Asynchronous HTTP Interface
The asynchronous HTTP interface is a non-blocking HTTP API for transcribing long audio into text.
To use this API, follow these steps:
- Create a speech recognition job
- Poll to check the status of the speech recognition job and retrieve the results
The method for generating the job in step 1 is almost the same as the synchronous HTTP interface, except for how to specify logging options.
Endpoint
Unlike the synchronous HTTP interface, the base endpoint is the same regardless of whether logging is enabled or not.
https://acp-api-async.amivoice.com/v1/recognitions
1. Creating a Job
Endpoint:
POST https://acp-api-async.amivoice.com/v1/recognitions
Request
The request method is the same as the synchronous HTTP interface. For details, please see Request in the synchronous HTTP interface reference.
About d parameters
The d parameters of the synchronous HTTP interface can be set.

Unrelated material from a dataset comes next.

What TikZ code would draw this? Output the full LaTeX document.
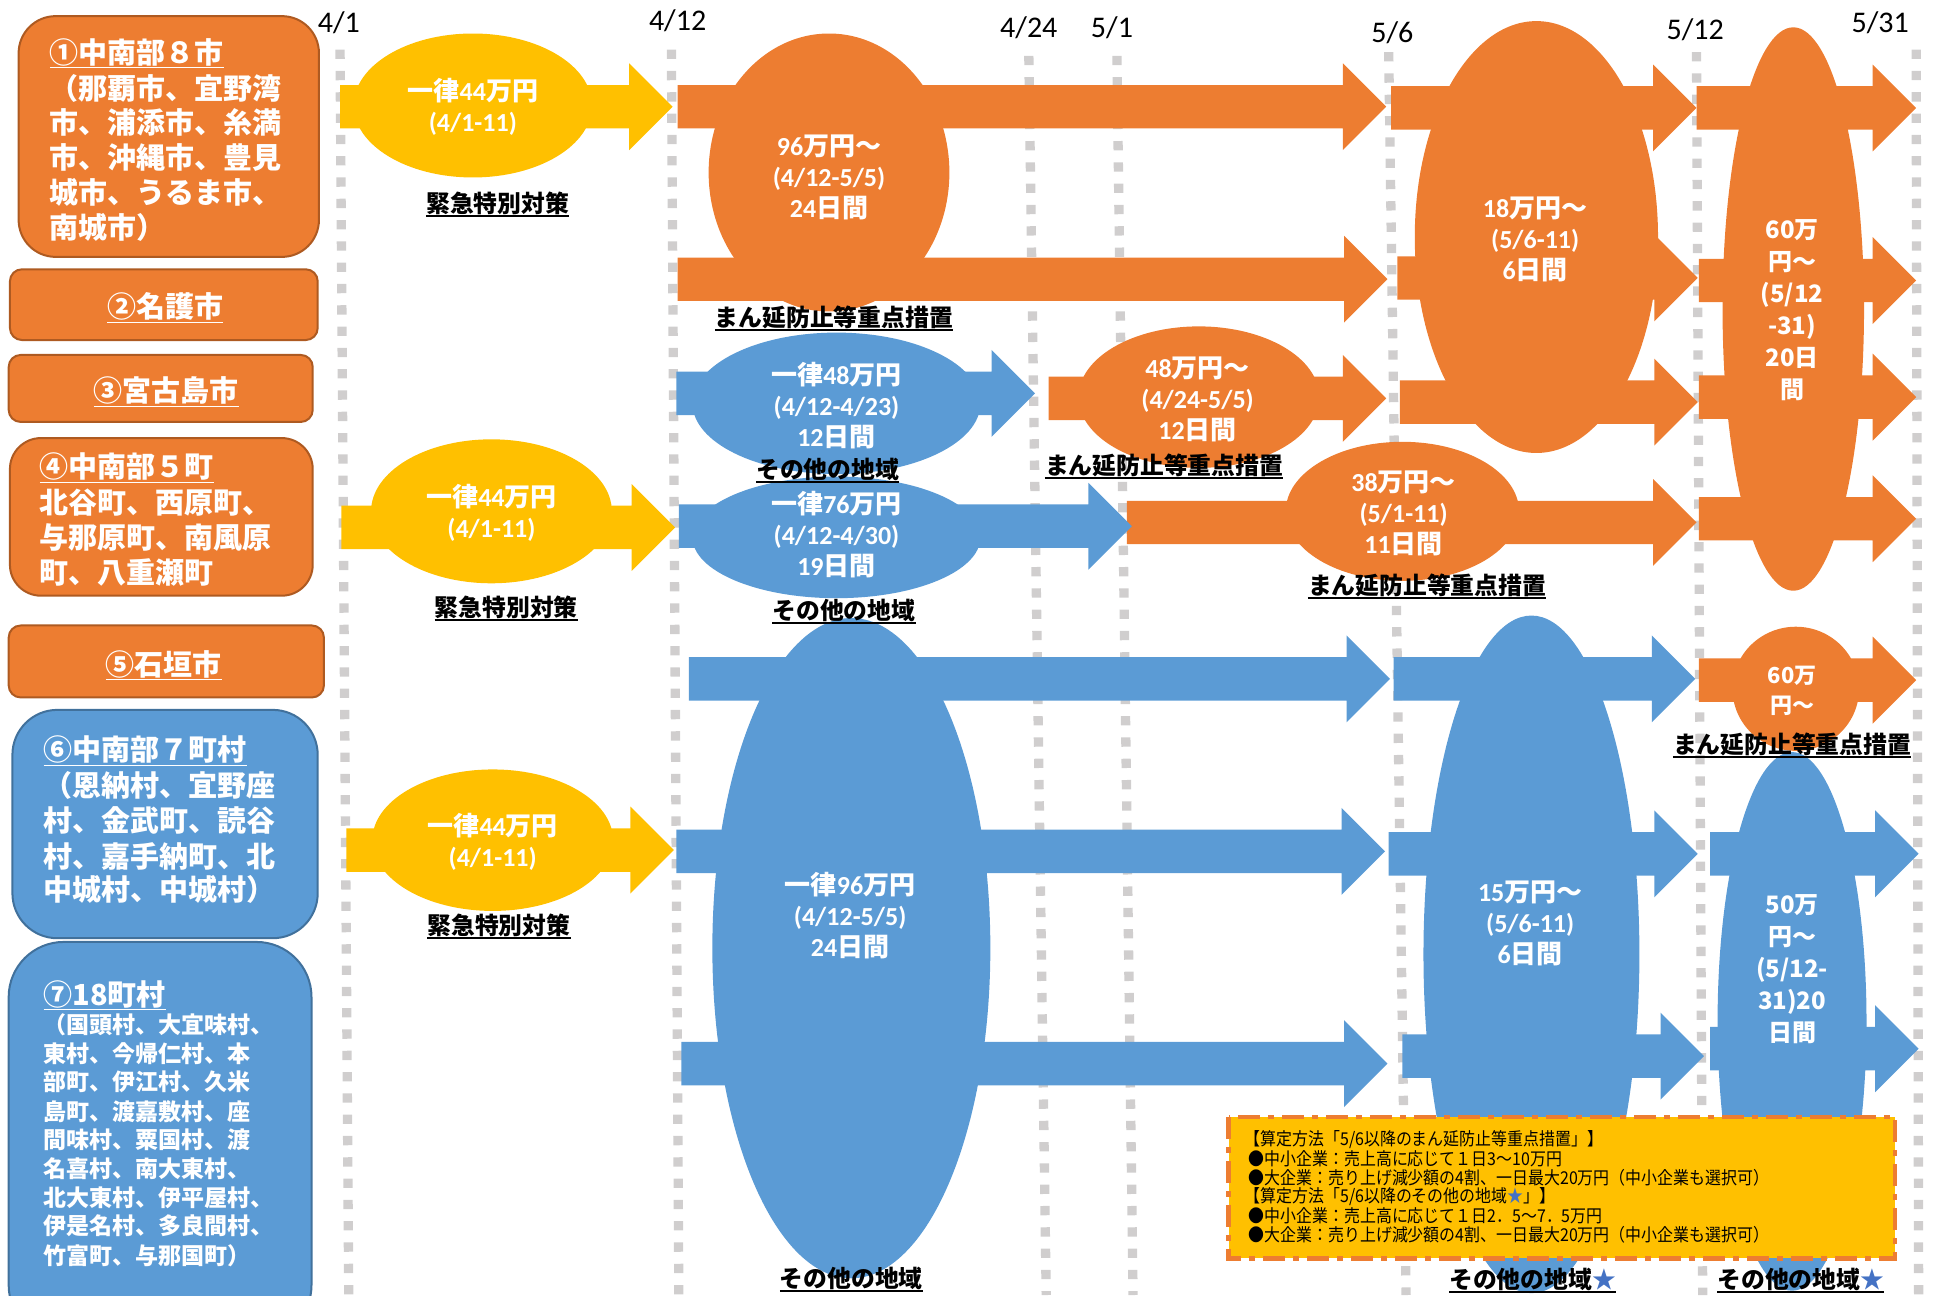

Parameters that are only valid for the asynchronous HTTP interface are shown in the following table.
Parameter Name | Value | Description |
---|---|---|
loggingOptOut | True|False | Specifies whether to change to logging or no logging. When set to True , the system will not save logs during the session. The default is False . |
contentId | Any string | You can specify any user-defined string. It will be included in the status and result responses during that session. Not set by default. |
compatibleWithSync | True|False | Result format compatibility. Formats results in a way compatible with the synchronous HTTP interface. The default is False . |
speakerDiarization | True|False | Speaker diarization enablement option. Enables speaker diarization. The default is False . |
diarizationMinSpeaker | int | Minimum estimated number of speakers for speaker diarization. Only valid when speaker diarization is enabled, you can specify the minimum number of speakers in the audio. Must be set to 1 or higher. The default is 1. |
diarizationMaxSpeaker | int | Maximum estimated number of speakers for speaker diarization. Only valid when speaker diarization is enabled, you can specify the maximum number of speakers in the audio. Must be set to a value greater than or equal to diarizationMinSpeaker. The default is 10. |
sentimentAnalysis | True|False | Enables sentiment analysis. The default is False . |
Response
The successful response is in JSON format and contains the following values:
Key | Description |
---|---|
sessionid | Job ID for the user's speech recognition request. |
text | Always returns ... |
Example
{"sessionid":"017ac8786c5b0a0504399999","text":"..."}
The failure response is in JSON format and contains the following values:
Key | Description | |
---|---|---|
results | Array (1 element) | |
tokens | Array (empty) | |
tags | Array (empty) | |
rulename | String (empty) | |
text | String (empty) | |
text | String (empty) | |
code | Single character code representing the result. Please see Response Codes and Messages. | |
message | String describing the error content. Please see Response Codes and Messages. |
Example
{
"results": [{ "tokens": [], "tags": [], "rulename": "", "text": "" }],
"text": "",
"code": "-",
"message": "received illegal service authorization"
}
2. Checking Job Status, Retrieving Results
Endpoint:
GET https://acp-api-async.amivoice.com/v1/recognitions/{session_id}
Request
Request Parameters
Parameter Name | Required | Transmission Method | Description |
---|---|---|---|
session_id | ● | Path parameter | Specify the ID obtained in the response when creating the job. |
Authentication
Please specify the APPKEY in the Authorization
header.
Authorization: Bearer {APPKEY}
Response
If the request is successful, it returns the status
of the speech recognition request and associated information. If it fails, it returns an HTTP response code other than 200. The status
in case of success takes one of the following 5 values:
status | Description |
---|---|
queued | The job is registered in the queue. |
started | The job has been taken out of the queue and is preparing the execution environment. |
processing | The job is being executed. |
completed | Results have been obtained from the speech recognition process. If code is an empty string, meaning the speech recognition was successful, the results are included in segments . |
error | An error occurred when trying to execute the job or during job execution. The error details are stored in error_message . |
Information Included in the Response
The following table summarizes the information included in each state: queued, started, processing, completed, and error. In the columns for each state's initial letter (q, s, p, c, e), A indicates always included. O indicates included if that information is available.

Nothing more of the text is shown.